REQUIREMENT - Take the material below and retype it in full; pictures are left out.

DATASET CONTENT -
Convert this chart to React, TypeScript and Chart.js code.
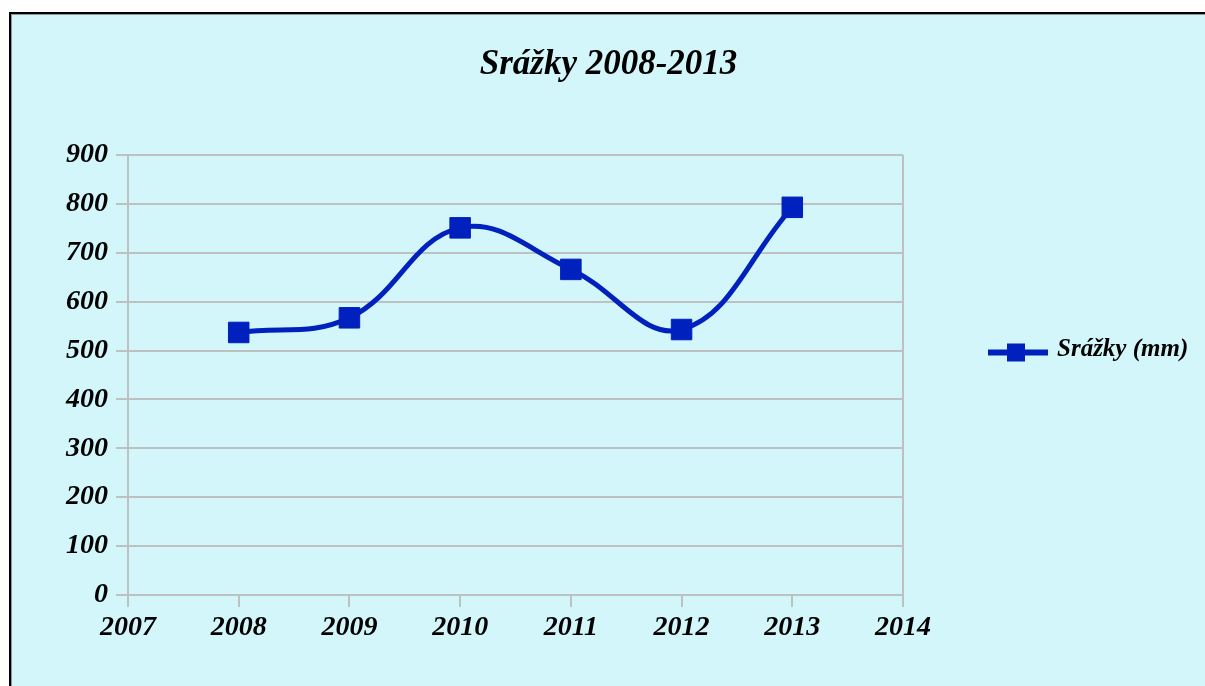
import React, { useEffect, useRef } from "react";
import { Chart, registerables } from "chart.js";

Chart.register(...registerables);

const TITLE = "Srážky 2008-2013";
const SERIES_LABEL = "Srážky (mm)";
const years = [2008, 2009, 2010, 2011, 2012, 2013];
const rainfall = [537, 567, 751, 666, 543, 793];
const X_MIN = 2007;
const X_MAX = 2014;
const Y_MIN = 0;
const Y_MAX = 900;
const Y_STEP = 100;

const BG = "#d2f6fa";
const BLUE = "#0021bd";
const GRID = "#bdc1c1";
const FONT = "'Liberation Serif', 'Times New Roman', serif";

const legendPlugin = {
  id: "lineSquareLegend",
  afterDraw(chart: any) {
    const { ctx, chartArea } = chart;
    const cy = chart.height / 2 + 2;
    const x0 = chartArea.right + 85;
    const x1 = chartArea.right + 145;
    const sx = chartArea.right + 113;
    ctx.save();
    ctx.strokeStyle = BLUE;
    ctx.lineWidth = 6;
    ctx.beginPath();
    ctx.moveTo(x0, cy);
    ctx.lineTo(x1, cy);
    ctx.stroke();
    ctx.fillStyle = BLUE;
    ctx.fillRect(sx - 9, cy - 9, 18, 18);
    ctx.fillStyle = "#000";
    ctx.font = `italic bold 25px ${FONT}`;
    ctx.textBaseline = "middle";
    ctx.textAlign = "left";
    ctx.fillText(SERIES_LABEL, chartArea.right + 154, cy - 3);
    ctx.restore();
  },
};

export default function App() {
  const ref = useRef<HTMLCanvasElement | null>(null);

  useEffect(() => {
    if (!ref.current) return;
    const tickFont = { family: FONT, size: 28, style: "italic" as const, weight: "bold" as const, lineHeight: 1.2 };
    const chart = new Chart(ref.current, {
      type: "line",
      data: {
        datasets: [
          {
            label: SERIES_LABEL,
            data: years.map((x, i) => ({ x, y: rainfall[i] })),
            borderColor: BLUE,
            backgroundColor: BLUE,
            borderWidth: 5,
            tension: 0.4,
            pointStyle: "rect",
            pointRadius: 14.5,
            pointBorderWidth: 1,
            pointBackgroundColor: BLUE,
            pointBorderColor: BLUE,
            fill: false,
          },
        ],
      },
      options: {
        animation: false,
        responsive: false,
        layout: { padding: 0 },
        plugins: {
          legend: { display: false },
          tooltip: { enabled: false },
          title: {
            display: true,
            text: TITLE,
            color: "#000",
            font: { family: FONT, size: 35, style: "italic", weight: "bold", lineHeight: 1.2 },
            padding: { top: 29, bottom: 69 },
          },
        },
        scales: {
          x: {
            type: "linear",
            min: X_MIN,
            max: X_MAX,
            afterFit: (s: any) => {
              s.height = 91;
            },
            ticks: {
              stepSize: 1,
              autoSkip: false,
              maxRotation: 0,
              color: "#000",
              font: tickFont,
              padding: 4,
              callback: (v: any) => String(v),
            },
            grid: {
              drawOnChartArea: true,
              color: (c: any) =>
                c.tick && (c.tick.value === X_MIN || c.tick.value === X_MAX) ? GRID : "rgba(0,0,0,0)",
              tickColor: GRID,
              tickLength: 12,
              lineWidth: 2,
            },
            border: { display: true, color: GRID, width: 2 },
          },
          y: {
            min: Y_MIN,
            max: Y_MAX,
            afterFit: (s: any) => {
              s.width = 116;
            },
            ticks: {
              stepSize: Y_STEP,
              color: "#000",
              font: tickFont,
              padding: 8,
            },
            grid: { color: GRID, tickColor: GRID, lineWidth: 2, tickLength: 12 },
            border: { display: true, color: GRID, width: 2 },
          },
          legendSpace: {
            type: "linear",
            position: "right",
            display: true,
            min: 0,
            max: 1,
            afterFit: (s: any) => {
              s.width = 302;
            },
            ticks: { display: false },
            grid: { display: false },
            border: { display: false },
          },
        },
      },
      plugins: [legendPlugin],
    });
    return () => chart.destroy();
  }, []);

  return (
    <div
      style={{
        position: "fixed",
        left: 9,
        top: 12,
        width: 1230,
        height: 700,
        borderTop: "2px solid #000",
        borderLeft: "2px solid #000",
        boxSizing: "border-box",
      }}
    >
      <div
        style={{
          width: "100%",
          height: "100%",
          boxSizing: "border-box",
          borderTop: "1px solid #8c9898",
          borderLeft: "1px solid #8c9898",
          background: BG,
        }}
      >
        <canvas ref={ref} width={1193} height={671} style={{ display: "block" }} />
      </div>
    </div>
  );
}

RIGHT ANSWER -
Convert this chart to React, TypeScript and Chart.js code.
import React, { useEffect, useRef } from "react";
import { Chart, registerables } from "chart.js";

Chart.register(...registerables);

const TITLE = "Srážky 2008-2013";
const SERIES_LABEL = "Srážky (mm)";
const years = [2008, 2009, 2010, 2011, 2012, 2013];
const rainfall = [537, 567, 751, 666, 543, 793];
const X_MIN = 2007;
const X_MAX = 2014;
const Y_MIN = 0;
const Y_MAX = 900;
const Y_STEP = 100;

const BG = "#d2f6fa";
const BLUE = "#0021bd";
const GRID = "#bdc1c1";
const FONT = "'Liberation Serif', 'Times New Roman', serif";

const legendPlugin = {
  id: "lineSquareLegend",
  afterDraw(chart: any) {
    const { ctx, chartArea } = chart;
    const cy = chart.height / 2 + 2;
    const x0 = chartArea.right + 85;
    const x1 = chartArea.right + 145;
    const sx = chartArea.right + 113;
    ctx.save();
    ctx.strokeStyle = BLUE;
    ctx.lineWidth = 6;
    ctx.beginPath();
    ctx.moveTo(x0, cy);
    ctx.lineTo(x1, cy);
    ctx.stroke();
    ctx.fillStyle = BLUE;
    ctx.fillRect(sx - 9, cy - 9, 18, 18);
    ctx.fillStyle = "#000";
    ctx.font = `italic bold 25px ${FONT}`;
    ctx.textBaseline = "middle";
    ctx.textAlign = "left";
    ctx.fillText(SERIES_LABEL, chartArea.right + 154, cy - 3);
    ctx.restore();
  },
};

export default function App() {
  const ref = useRef<HTMLCanvasElement | null>(null);

  useEffect(() => {
    if (!ref.current) return;
    const tickFont = { family: FONT, size: 28, style: "italic" as const, weight: "bold" as const, lineHeight: 1.2 };
    const chart = new Chart(ref.current, {
      type: "line",
      data: {
        datasets: [
          {
            label: SERIES_LABEL,
            data: years.map((x, i) => ({ x, y: rainfall[i] })),
            borderColor: BLUE,
            backgroundColor: BLUE,
            borderWidth: 5,
            tension: 0.4,
            pointStyle: "rect",
            pointRadius: 14.5,
            pointBorderWidth: 1,
            pointBackgroundColor: BLUE,
            pointBorderColor: BLUE,
            fill: false,
          },
        ],
      },
      options: {
        animation: false,
        responsive: false,
        layout: { padding: 0 },
        plugins: {
          legend: { display: false },
          tooltip: { enabled: false },
          title: {
            display: true,
            text: TITLE,
            color: "#000",
            font: { family: FONT, size: 35, style: "italic", weight: "bold", lineHeight: 1.2 },
            padding: { top: 29, bottom: 69 },
          },
        },
        scales: {
          x: {
            type: "linear",
            min: X_MIN,
            max: X_MAX,
            afterFit: (s: any) => {
              s.height = 91;
            },
            ticks: {
              stepSize: 1,
              autoSkip: false,
              maxRotation: 0,
              color: "#000",
              font: tickFont,
              padding: 4,
              callback: (v: any) => String(v),
            },
            grid: {
              drawOnChartArea: true,
              color: (c: any) =>
                c.tick && (c.tick.value === X_MIN || c.tick.value === X_MAX) ? GRID : "rgba(0,0,0,0)",
              tickColor: GRID,
              tickLength: 12,
              lineWidth: 2,
            },
            border: { display: true, color: GRID, width: 2 },
          },
          y: {
            min: Y_MIN,
            max: Y_MAX,
            afterFit: (s: any) => {
              s.width = 116;
            },
            ticks: {
              stepSize: Y_STEP,
              color: "#000",
              font: tickFont,
              padding: 8,
            },
            grid: { color: GRID, tickColor: GRID, lineWidth: 2, tickLength: 12 },
            border: { display: true, color: GRID, width: 2 },
          },
          legendSpace: {
            type: "linear",
            position: "right",
            display: true,
            min: 0,
            max: 1,
            afterFit: (s: any) => {
              s.width = 302;
            },
            ticks: { display: false },
            grid: { display: false },
            border: { display: false },
          },
        },
      },
      plugins: [legendPlugin],
    });
    return () => chart.destroy();
  }, []);

  return (
    <div
      style={{
        position: "fixed",
        left: 9,
        top: 12,
        width: 1230,
        height: 700,
        borderTop: "2px solid #000",
        borderLeft: "2px solid #000",
        boxSizing: "border-box",
      }}
    >
      <div
        style={{
          width: "100%",
          height: "100%",
          boxSizing: "border-box",
          borderTop: "1px solid #8c9898",
          borderLeft: "1px solid #8c9898",
          background: BG,
        }}
      >
        <canvas ref={ref} width={1193} height={671} style={{ display: "block" }} />
      </div>
    </div>
  );
}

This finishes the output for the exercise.